> [Data provided]
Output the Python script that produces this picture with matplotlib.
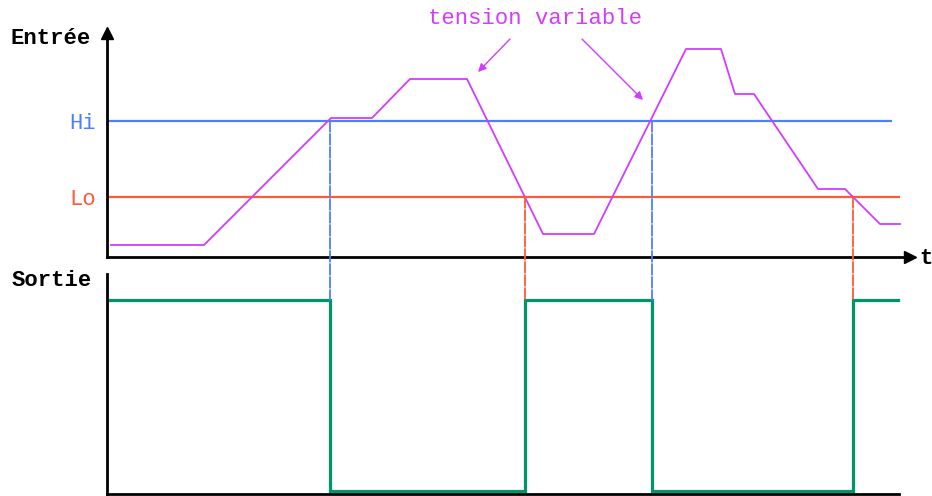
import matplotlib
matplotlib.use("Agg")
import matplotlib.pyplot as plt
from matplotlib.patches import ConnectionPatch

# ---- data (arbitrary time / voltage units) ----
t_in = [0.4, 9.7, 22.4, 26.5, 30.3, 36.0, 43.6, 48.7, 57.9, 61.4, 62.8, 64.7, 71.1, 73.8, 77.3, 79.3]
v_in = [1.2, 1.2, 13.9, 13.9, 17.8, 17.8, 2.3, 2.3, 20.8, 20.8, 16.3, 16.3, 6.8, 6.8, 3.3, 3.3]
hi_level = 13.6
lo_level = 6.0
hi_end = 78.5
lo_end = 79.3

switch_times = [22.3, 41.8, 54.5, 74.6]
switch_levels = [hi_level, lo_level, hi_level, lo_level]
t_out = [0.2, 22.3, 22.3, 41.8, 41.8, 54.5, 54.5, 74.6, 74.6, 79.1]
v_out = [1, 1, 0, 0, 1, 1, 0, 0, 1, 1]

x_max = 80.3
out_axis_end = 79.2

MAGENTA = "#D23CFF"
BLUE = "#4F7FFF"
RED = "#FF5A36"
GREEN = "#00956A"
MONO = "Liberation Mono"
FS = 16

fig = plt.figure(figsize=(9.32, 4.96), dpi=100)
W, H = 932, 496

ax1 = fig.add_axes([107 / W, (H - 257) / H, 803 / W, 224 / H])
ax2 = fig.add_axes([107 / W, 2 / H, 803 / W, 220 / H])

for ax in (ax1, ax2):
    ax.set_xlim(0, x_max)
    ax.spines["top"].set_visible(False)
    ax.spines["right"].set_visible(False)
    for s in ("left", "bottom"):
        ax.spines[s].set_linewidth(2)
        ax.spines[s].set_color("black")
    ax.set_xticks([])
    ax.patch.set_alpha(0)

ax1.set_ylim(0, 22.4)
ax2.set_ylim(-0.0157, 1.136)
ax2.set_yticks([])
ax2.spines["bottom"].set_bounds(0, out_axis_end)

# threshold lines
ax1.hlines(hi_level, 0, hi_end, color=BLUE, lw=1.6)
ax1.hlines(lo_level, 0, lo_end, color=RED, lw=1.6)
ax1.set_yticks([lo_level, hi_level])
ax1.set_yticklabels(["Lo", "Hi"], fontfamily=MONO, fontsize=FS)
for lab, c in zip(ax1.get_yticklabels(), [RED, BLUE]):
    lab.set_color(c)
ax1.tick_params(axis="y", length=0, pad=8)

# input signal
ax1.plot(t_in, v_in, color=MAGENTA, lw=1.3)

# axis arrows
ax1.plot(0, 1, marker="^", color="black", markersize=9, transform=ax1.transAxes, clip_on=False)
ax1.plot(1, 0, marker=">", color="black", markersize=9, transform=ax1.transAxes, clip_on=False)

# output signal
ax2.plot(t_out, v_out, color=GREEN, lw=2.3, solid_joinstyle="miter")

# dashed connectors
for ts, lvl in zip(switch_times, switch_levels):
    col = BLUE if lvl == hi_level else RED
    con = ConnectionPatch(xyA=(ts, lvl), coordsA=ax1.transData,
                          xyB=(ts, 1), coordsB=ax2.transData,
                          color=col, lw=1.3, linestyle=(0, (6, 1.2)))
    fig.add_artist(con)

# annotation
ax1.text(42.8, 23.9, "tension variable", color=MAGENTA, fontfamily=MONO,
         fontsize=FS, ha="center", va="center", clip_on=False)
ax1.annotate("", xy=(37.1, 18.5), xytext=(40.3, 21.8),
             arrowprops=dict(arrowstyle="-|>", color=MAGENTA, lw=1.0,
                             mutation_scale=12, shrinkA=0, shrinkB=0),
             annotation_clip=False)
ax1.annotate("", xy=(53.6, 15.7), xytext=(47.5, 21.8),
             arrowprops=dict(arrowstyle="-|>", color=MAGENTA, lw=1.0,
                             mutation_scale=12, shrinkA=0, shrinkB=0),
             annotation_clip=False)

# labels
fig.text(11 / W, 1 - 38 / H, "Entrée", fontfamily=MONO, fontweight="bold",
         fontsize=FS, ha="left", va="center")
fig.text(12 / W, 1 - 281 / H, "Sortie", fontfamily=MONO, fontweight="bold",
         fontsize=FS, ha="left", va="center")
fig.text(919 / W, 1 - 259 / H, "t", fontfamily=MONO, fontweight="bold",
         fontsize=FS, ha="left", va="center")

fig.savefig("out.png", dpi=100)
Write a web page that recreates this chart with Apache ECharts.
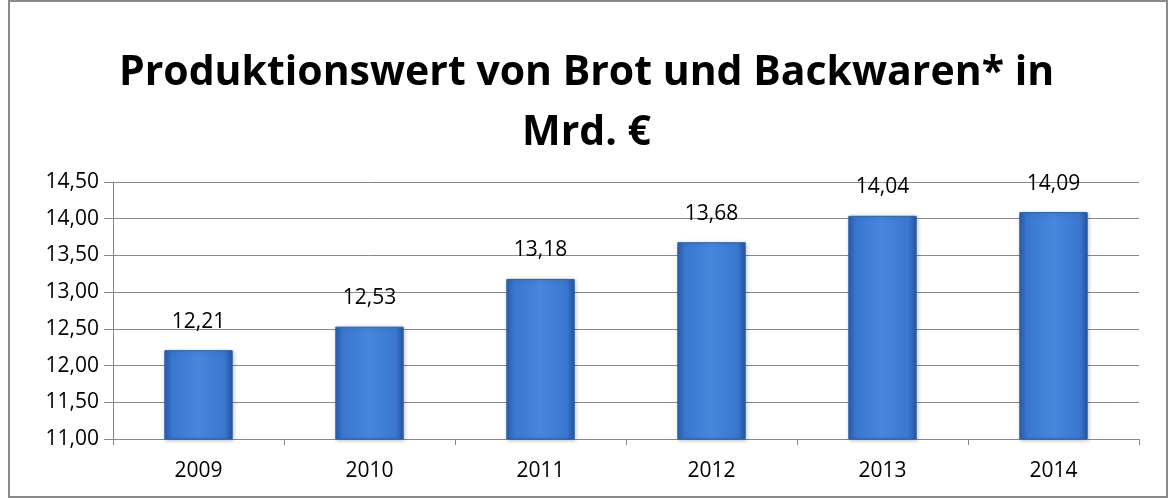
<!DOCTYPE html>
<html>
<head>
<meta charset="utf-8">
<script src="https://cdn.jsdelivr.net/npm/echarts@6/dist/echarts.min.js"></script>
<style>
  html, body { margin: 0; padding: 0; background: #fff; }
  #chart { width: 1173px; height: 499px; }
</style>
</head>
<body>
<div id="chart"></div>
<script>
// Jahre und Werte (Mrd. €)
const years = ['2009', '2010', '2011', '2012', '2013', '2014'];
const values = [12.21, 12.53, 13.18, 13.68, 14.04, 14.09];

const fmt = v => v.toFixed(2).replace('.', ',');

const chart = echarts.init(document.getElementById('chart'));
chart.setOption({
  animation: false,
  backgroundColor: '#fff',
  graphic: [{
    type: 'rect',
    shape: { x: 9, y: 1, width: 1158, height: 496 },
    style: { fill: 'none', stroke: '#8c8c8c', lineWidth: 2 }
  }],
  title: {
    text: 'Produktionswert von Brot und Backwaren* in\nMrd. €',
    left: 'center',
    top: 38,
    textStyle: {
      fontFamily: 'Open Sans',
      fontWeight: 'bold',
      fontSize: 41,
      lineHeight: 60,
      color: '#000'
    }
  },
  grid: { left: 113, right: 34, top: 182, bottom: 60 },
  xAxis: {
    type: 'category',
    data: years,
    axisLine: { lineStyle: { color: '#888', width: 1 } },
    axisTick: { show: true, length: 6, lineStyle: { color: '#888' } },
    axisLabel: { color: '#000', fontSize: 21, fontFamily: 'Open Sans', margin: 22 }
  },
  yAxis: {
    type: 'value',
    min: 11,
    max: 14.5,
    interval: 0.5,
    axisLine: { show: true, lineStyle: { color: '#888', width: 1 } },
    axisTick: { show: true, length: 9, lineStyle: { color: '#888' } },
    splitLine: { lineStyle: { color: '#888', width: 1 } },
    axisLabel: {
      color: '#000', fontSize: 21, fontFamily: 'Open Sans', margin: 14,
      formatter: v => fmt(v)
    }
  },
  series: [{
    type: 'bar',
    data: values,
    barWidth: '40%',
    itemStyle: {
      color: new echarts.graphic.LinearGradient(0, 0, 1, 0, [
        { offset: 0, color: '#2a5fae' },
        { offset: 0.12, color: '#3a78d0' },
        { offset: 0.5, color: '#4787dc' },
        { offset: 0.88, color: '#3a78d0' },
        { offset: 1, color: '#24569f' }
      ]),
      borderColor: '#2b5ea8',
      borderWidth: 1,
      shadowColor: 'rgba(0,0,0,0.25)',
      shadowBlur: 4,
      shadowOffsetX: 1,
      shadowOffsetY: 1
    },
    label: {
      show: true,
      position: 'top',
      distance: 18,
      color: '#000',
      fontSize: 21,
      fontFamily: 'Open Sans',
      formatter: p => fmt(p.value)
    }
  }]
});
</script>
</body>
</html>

> [What you are asked to do] Repeat only the lines between the top of the entries above and the line containing "ax2 = fig.add_axes([107", both ends included, without the pictures.

> [Result for this exercise]
Output the Python script that produces this picture with matplotlib.
import matplotlib
matplotlib.use("Agg")
import matplotlib.pyplot as plt
from matplotlib.patches import ConnectionPatch

# ---- data (arbitrary time / voltage units) ----
t_in = [0.4, 9.7, 22.4, 26.5, 30.3, 36.0, 43.6, 48.7, 57.9, 61.4, 62.8, 64.7, 71.1, 73.8, 77.3, 79.3]
v_in = [1.2, 1.2, 13.9, 13.9, 17.8, 17.8, 2.3, 2.3, 20.8, 20.8, 16.3, 16.3, 6.8, 6.8, 3.3, 3.3]
hi_level = 13.6
lo_level = 6.0
hi_end = 78.5
lo_end = 79.3

switch_times = [22.3, 41.8, 54.5, 74.6]
switch_levels = [hi_level, lo_level, hi_level, lo_level]
t_out = [0.2, 22.3, 22.3, 41.8, 41.8, 54.5, 54.5, 74.6, 74.6, 79.1]
v_out = [1, 1, 0, 0, 1, 1, 0, 0, 1, 1]

x_max = 80.3
out_axis_end = 79.2

MAGENTA = "#D23CFF"
BLUE = "#4F7FFF"
RED = "#FF5A36"
GREEN = "#00956A"
MONO = "Liberation Mono"
FS = 16

fig = plt.figure(figsize=(9.32, 4.96), dpi=100)
W, H = 932, 496

ax1 = fig.add_axes([107 / W, (H - 257) / H, 803 / W, 224 / H])
ax2 = fig.add_axes([107 / W, 2 / H, 803 / W, 220 / H])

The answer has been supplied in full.